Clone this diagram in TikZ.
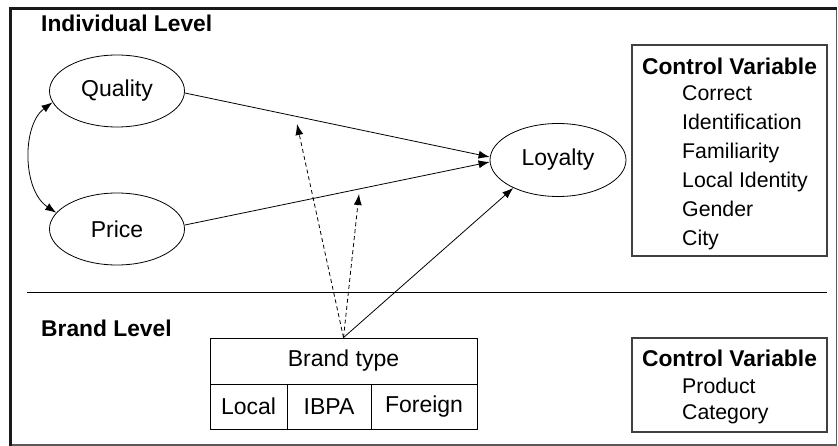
\documentclass[tikz,border=0pt]{standalone}
\usepackage{fontspec}
\setmainfont{Liberation Sans}
\usetikzlibrary{arrows.meta,shapes.geometric}
\begin{document}
\begin{tikzpicture}[x=1pt,y=-1pt,
  lbl/.style={font=\fontsize{23}{27}\selectfont},
  hdr/.style={font=\fontsize{22.8}{27}\selectfont\bfseries, anchor=base west, inner sep=0pt},
  item/.style={font=\fontsize{21.3}{25}\selectfont, anchor=base west, inner sep=0pt},
  construct/.style={draw, ellipse, line width=0.8pt, minimum width=135pt, minimum height=72pt, inner sep=0pt, lbl},
  cell/.style={draw, line width=0.8pt, minimum height=45pt, inner sep=0pt, lbl},
  effect/.style={line width=0.8pt, -{Latex[length=11pt,width=8pt]}},
  moderation/.style={effect, dash pattern=on 4pt off 3pt},
  ctrl/.style={draw=black!75, line width=1.2pt, inner sep=0pt}
]
\useasboundingbox (0,0) rectangle (838,446);

% outer frame: heavy left/top edges, light right/bottom edges
\draw[line width=1.5pt, black!65] (836.5,9) -- (836.5,445) -- (11,445);
\draw[line width=2.8pt, black!90] (10.7,446) -- (10.7,8.7) -- (837,8.7);

% level divider
\draw[line width=1pt] (27,293) -- (827,293);

% level titles
\node[hdr] (ind) at (41,32) {Individual Level};
\node[hdr] (brd) at (41,337) {Brand Level};

% constructs
\node[construct] (q) at (117,91) {Quality};
\node[construct] (p) at (117,229) {Price};
\node[construct, minimum width=136pt, minimum height=73pt] (l) at (558,160) {Loyalty};

% individual-level controls
\node[ctrl, minimum width=195pt, minimum height=211pt] (cv1) at (729.5,150.5) {};
\node[hdr, anchor=base] (cv1t) at (729.5,75) {Control Variable};
\node[item] (c1) at (682,101) {Correct};
\node[item] (c2) at (682,130) {Identification};
\node[item] (c3) at (682,159) {Familiarity};
\node[item] (c4) at (682,188) {Local Identity};
\node[item] (c5) at (682,217) {Gender};
\node[item] (c6) at (682,246) {City};

% brand-level controls
\node[ctrl, minimum width=195pt, minimum height=94pt] (cv2) at (729.5,385) {};
\node[hdr, anchor=base] (cv2t) at (729.5,366.7) {Control Variable};
\node[item] (d1) at (682,393) {Product};
\node[item] (d2) at (682,419) {Category};

% brand type table
\node[cell, minimum width=267pt, minimum height=46pt] (bt) at (343.5,361) {Brand type};
\node[cell, minimum width=77pt] (loc) at (248.5,406.5) {Local};
\node[cell, minimum width=84pt] (ibpa) at (329,406.5) {IBPA};
\node[cell, minimum width=106pt] (for) at (424,406.5) {Foreign};

% direct effects
\draw[effect] ([yshift=-2pt]q.east) -- ([yshift=3pt]l.west);
\draw[effect] ([yshift=4pt]p.east) -- ([yshift=-2pt]l.west);
\draw[effect] (bt.north) -- (l.212);

% moderating effects of brand type
\coordinate (m1) at (297,124);
\coordinate (m2) at (359,194);
\draw[moderation] (bt.north) -- (m1);
\draw[moderation] (bt.north) -- (m2);

% correlation between quality and price
\draw[line width=0.8pt, {Latex[length=11pt,width=8pt]}-{Latex[length=11pt,width=8pt]}]
  (q.190) .. controls (22,125) and (22,190) .. (p.165);
\end{tikzpicture}
\end{document}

● ● ● ● ●

Transcribe the full listing character for character. Pictures are excluded.

Clone this diagram in TikZ.
\documentclass[tikz,border=0pt]{standalone}
\usepackage{fontspec}
\setmainfont{Liberation Sans}
\usetikzlibrary{arrows.meta,shapes.geometric}
\begin{document}
\begin{tikzpicture}[x=1pt,y=-1pt,
  lbl/.style={font=\fontsize{23}{27}\selectfont},
  hdr/.style={font=\fontsize{22.8}{27}\selectfont\bfseries, anchor=base west, inner sep=0pt},
  item/.style={font=\fontsize{21.3}{25}\selectfont, anchor=base west, inner sep=0pt},
  construct/.style={draw, ellipse, line width=0.8pt, minimum width=135pt, minimum height=72pt, inner sep=0pt, lbl},
  cell/.style={draw, line width=0.8pt, minimum height=45pt, inner sep=0pt, lbl},
  effect/.style={line width=0.8pt, -{Latex[length=11pt,width=8pt]}},
  moderation/.style={effect, dash pattern=on 4pt off 3pt},
  ctrl/.style={draw=black!75, line width=1.2pt, inner sep=0pt}
]
\useasboundingbox (0,0) rectangle (838,446);

% outer frame: heavy left/top edges, light right/bottom edges
\draw[line width=1.5pt, black!65] (836.5,9) -- (836.5,445) -- (11,445);
\draw[line width=2.8pt, black!90] (10.7,446) -- (10.7,8.7) -- (837,8.7);

% level divider
\draw[line width=1pt] (27,293) -- (827,293);

% level titles
\node[hdr] (ind) at (41,32) {Individual Level};
\node[hdr] (brd) at (41,337) {Brand Level};

% constructs
\node[construct] (q) at (117,91) {Quality};
\node[construct] (p) at (117,229) {Price};
\node[construct, minimum width=136pt, minimum height=73pt] (l) at (558,160) {Loyalty};

% individual-level controls
\node[ctrl, minimum width=195pt, minimum height=211pt] (cv1) at (729.5,150.5) {};
\node[hdr, anchor=base] (cv1t) at (729.5,75) {Control Variable};
\node[item] (c1) at (682,101) {Correct};
\node[item] (c2) at (682,130) {Identification};
\node[item] (c3) at (682,159) {Familiarity};
\node[item] (c4) at (682,188) {Local Identity};
\node[item] (c5) at (682,217) {Gender};
\node[item] (c6) at (682,246) {City};

% brand-level controls
\node[ctrl, minimum width=195pt, minimum height=94pt] (cv2) at (729.5,385) {};
\node[hdr, anchor=base] (cv2t) at (729.5,366.7) {Control Variable};
\node[item] (d1) at (682,393) {Product};
\node[item] (d2) at (682,419) {Category};

% brand type table
\node[cell, minimum width=267pt, minimum height=46pt] (bt) at (343.5,361) {Brand type};
\node[cell, minimum width=77pt] (loc) at (248.5,406.5) {Local};
\node[cell, minimum width=84pt] (ibpa) at (329,406.5) {IBPA};
\node[cell, minimum width=106pt] (for) at (424,406.5) {Foreign};

% direct effects
\draw[effect] ([yshift=-2pt]q.east) -- ([yshift=3pt]l.west);
\draw[effect] ([yshift=4pt]p.east) -- ([yshift=-2pt]l.west);
\draw[effect] (bt.north) -- (l.212);

% moderating effects of brand type
\coordinate (m1) at (297,124);
\coordinate (m2) at (359,194);
\draw[moderation] (bt.north) -- (m1);
\draw[moderation] (bt.north) -- (m2);

% correlation between quality and price
\draw[line width=0.8pt, {Latex[length=11pt,width=8pt]}-{Latex[length=11pt,width=8pt]}]
  (q.190) .. controls (22,125) and (22,190) .. (p.165);
\end{tikzpicture}
\end{document}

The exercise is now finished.